Jesus came to this world with the highest mandate ever – God’s backing. Anyone with such authority has, by implication, all the resources of the Backer behind them. A diplomat sent overseas enjoys the respect and protection of the nation hosting them, because they are the representatives of the nation that sent them. So, in His conversation with the Jewish leaders, Jesus pointed out to them that He came in the name of His Father in Heaven, but rather than welcome Him and treat Him as they should and as the very Son of God deserves, they rejected Him. With all of God’s power behind Him, Jesus could have eliminated them at a stroke, but He continued to allow them to exercise their own free will, as God has ordained ever since the Creation and Fall. 

The attitude of the Jewish leaders was the same as most of their countrymen at that time. Just because God, or His representatives, and their ways and sayings, didn’t fit in with their human expectations, then they felt they must reject such people, or so they thought. But Jesus went on to say that, instead of honouring Him, the very Son of God, they welcomed people without a God-given mandate, people who came with nothing more than their own personal authority. And, worse, the Jewish leaders honoured such people.

When we honour someone, we acknowledge their value to society or to science, or some other worthy cause.
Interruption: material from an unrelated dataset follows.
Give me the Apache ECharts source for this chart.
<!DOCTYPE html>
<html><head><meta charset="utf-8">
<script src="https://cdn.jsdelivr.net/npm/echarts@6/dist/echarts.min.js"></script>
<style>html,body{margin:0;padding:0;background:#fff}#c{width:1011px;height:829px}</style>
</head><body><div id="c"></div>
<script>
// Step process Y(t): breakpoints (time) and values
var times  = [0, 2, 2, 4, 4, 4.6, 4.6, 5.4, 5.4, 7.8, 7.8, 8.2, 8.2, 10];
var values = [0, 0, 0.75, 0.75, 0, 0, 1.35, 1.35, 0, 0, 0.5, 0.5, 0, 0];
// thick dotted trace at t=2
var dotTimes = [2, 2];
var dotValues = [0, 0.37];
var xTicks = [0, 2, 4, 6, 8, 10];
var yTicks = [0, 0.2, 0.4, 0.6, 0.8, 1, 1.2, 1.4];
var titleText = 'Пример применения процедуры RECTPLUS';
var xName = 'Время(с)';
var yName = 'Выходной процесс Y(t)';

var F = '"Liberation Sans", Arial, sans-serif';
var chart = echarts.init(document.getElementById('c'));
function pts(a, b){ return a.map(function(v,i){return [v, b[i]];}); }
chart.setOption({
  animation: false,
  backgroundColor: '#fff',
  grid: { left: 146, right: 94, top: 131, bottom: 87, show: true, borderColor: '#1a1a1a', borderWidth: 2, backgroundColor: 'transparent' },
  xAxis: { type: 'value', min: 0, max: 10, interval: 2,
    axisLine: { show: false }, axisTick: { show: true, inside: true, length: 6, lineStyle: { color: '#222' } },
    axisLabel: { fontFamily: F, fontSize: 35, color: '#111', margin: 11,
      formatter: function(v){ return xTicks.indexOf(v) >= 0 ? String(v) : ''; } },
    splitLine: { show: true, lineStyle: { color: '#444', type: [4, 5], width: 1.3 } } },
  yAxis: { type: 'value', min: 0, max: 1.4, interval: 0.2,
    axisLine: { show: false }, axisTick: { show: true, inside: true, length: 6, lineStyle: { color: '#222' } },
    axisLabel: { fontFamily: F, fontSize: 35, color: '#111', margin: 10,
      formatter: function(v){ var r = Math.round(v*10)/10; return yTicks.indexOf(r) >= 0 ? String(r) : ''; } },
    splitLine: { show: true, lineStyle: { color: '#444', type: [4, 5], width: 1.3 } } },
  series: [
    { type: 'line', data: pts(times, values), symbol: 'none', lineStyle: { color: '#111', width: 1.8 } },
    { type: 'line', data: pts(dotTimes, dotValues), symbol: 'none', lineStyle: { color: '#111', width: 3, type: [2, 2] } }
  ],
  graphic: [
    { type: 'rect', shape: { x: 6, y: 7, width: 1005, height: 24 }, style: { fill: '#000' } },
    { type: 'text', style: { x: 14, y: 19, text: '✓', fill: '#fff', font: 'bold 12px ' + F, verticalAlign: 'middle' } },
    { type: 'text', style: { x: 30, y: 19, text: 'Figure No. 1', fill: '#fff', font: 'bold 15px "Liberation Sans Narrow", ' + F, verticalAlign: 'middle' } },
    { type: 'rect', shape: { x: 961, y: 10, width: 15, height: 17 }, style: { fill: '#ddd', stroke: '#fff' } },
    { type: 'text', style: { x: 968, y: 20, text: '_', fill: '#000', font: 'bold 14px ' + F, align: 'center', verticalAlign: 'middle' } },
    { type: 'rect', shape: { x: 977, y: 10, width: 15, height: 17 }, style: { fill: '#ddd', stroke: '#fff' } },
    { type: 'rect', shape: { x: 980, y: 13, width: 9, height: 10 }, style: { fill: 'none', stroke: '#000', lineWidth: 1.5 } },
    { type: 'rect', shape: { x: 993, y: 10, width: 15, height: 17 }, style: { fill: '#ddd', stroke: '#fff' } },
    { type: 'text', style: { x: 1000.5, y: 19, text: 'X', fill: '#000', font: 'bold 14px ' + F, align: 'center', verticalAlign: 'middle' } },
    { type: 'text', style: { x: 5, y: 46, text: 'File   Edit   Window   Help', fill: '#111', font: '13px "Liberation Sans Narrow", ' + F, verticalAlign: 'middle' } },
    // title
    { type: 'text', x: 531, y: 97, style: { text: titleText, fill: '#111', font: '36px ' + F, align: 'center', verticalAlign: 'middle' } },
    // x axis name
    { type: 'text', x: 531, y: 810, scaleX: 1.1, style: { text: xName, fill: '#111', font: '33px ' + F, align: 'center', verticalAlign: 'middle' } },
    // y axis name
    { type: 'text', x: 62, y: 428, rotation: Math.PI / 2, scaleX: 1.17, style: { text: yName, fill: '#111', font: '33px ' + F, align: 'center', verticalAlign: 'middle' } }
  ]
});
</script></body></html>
And the same applies to how we treat God, only infinitely more so. Only He is worthy of all the glory, all the praise and all the accolades we can think of. So what was the Jewish leaders’ problem, that they failed to honour Jesus, the Son of God? Perhaps Jesus was telling them that by honouring the wrong people, they were placing a blockage in their ability to honour God Himself. One problem is that the leaders rejected Jesus because He didn’t conform to their Jewish ideology, even though it was founded originally on the Law of Moses. Over the centuries, the intent of the Law had been replaced by a set of rules and customs, so when Jesus came along, breathing the fresh air of the Spirit over the Holy Land, He was rejected. He preached a counter-cultural message about the Kingdom of God. But we read what He said in Matthew 5:17-20. “Do not think that I have come to abolish the Law or the Prophets; I have not come to abolish them but to fulfil them. … For I tell you, unless your righteousness exceeds that of the scribes and Pharisees, you will never enter the kingdom of heaven“. The Jews had reached a stage where the intent of the Law had been replaced by a doctrine based on an outward display of conformance. But Jesus blew all that away. He preached a message stating that the only way to keep the Law was through believing in Him.
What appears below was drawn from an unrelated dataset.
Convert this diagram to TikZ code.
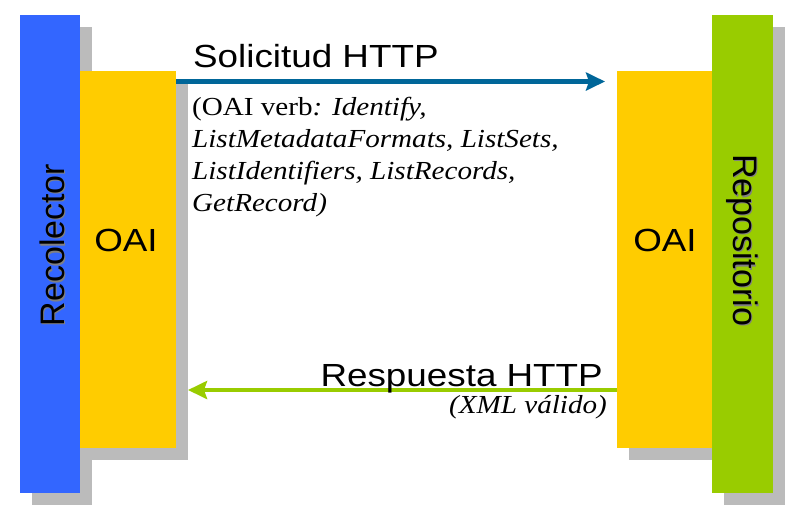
\documentclass[tikz,border=0pt]{standalone}
\usepackage{fontspec}
\usetikzlibrary{calc}
\usetikzlibrary{arrows.meta}
\usetikzlibrary{shadows}
\newfontfamily\barfont{Liberation Sans}
\newfontfamily\labelfont[FakeStretch=1.15]{Liberation Sans}
\newfontfamily\verbfont[FakeStretch=1.12]{Liberation Serif}
\definecolor{recblue}{HTML}{3366FF}
\definecolor{oaiyellow}{HTML}{FFCC00}
\definecolor{repgreen}{HTML}{99CC00}
\definecolor{reqblue}{HTML}{006699}
\definecolor{shadegray}{HTML}{BBBBBB}

\begin{document}
\begin{tikzpicture}[x=1pt, y=-1pt,
    block/.style={draw=none, inner sep=0pt, outer sep=0pt,
        drop shadow={shadow xshift=12pt, shadow yshift=-12pt, fill=shadegray, opacity=1}},
    side/.style={font=\barfont\fontsize{34}{34}\selectfont},
    proto/.style={font=\labelfont\fontsize{32}{32}\selectfont, inner sep=0pt},
    verbs/.style={font=\verbfont\fontsize{26}{32}\selectfont, inner sep=0pt},
    msg/.style={-{Stealth[length=19pt, width=18pt, inset=3pt]}, line width=4.5pt}]
    \useasboundingbox (0,0) rectangle (797,515);
    % side bars and OAI layers
    \node[block, fill=recblue, minimum width=60pt, minimum height=478pt] (rec) at (50,254) {};
    \node[block, fill=oaiyellow, minimum width=96pt, minimum height=377pt] (oaiL) at (128,259.5) {};
    \node[block, fill=oaiyellow, minimum width=95pt, minimum height=377pt] (oaiR) at (664.5,259.5) {};
    \node[block, fill=repgreen, minimum width=61pt, minimum height=478pt] (rep) at (742.5,254) {};
    \node[side, text=gray, rotate=90] at (53.5,246.5) {Recolector};
    \node[side, rotate=90] (recText) at (52,245) {Recolector};
    \node[side, text=gray, rotate=-90] at (743.5,241.5) {Repositorio};
    \node[side, rotate=-90] (repText) at (742,240) {Repositorio};
    \node[proto] (oaiLText) at (126,240) {OAI};
    \node[proto] (oaiRText) at (665,240) {OAI};
    % request and response
    \coordinate (req) at (0,81.5);
    \coordinate (resp) at (0,390);
    \draw[msg, reqblue] (oaiL.east |- req) -- ($(oaiR.west |- req)+(-12,0)$);
    \draw[msg, repgreen] (oaiR.west |- resp) -- ($(oaiL.east |- resp)+(12,0)$);
    \node[proto, anchor=base west] (reqText) at (193,67) {Solicitud HTTP};
    \node[verbs, anchor=north west, align=left] (verbText) at (192,97)
        {(OAI verb\textit{: Identify,}\\ \textit{ListMetadataFormats, ListSets,}\\
         \textit{ListIdentifiers, ListRecords,}\\ \textit{GetRecord)}};
    \node[proto, anchor=base east] (respText) at (603,386) {Respuesta HTTP};
    \node[verbs, anchor=base east] (xmlText) at (607,413) {\textit{(XML válido)}};
\end{tikzpicture}
\end{document}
I’m writing this at the start of the Holy Week, and have been reminded once again about all that Jesus did for us, so that we can stand before God, sins forgiven and righteousness assured. The Jewish leaders knew all about the Law. But they lacked the ability to believe in Him because their hearts were hard and calloused, and they were unable to see God’s Son when He was standing before them. But they weren’t alone, and even today many shut their eyes, preventing them seeing Him, because they are bound up in lives of sin. In 1 Samuel 17:45 David said to Goliath, ” … You come to me with a sword and with a spear and with a javelin, but I come to you in the name of the Lord of hosts, the God of the armies of Israel, whom you have defied“. In whose name do we pilgrims go out to fight our battles against the sin and evil around us? There is only one Name, the Name above all names.

The Name of Jesus, the Jewish Messiah, the Son of God, is all-powerful. Philippians 2:9-11, “Therefore, God elevated him to the place of highest honour and gave him the name above all other names, that at the name of Jesus every knee should bow, in heaven and on earth and under the earth, and every tongue declare that Jesus Christ is Lord, to the glory of God the Father“. That is the power of the Name of Jesus. So, like David, we can go out and face and slay the giants before us. They may have all the weapons in the world but none of them are as powerful as the Name of Jesus. So, fellow pilgrim, what giants are we facing today? Problems or circumstances that seem insurmountable? An illness? Redundancy? Financial problems? Rather than face the giant, do we hide in a corner, hoping against hope, that the problem will go away? Or do we face into whatever is before us, commanding a solution in the Name of Jesus?

Dear Lord Jesus. We know that in Your Name, demons have to flee. We pray that whatever is before will bow the knee to You, the Name above all names. Amen.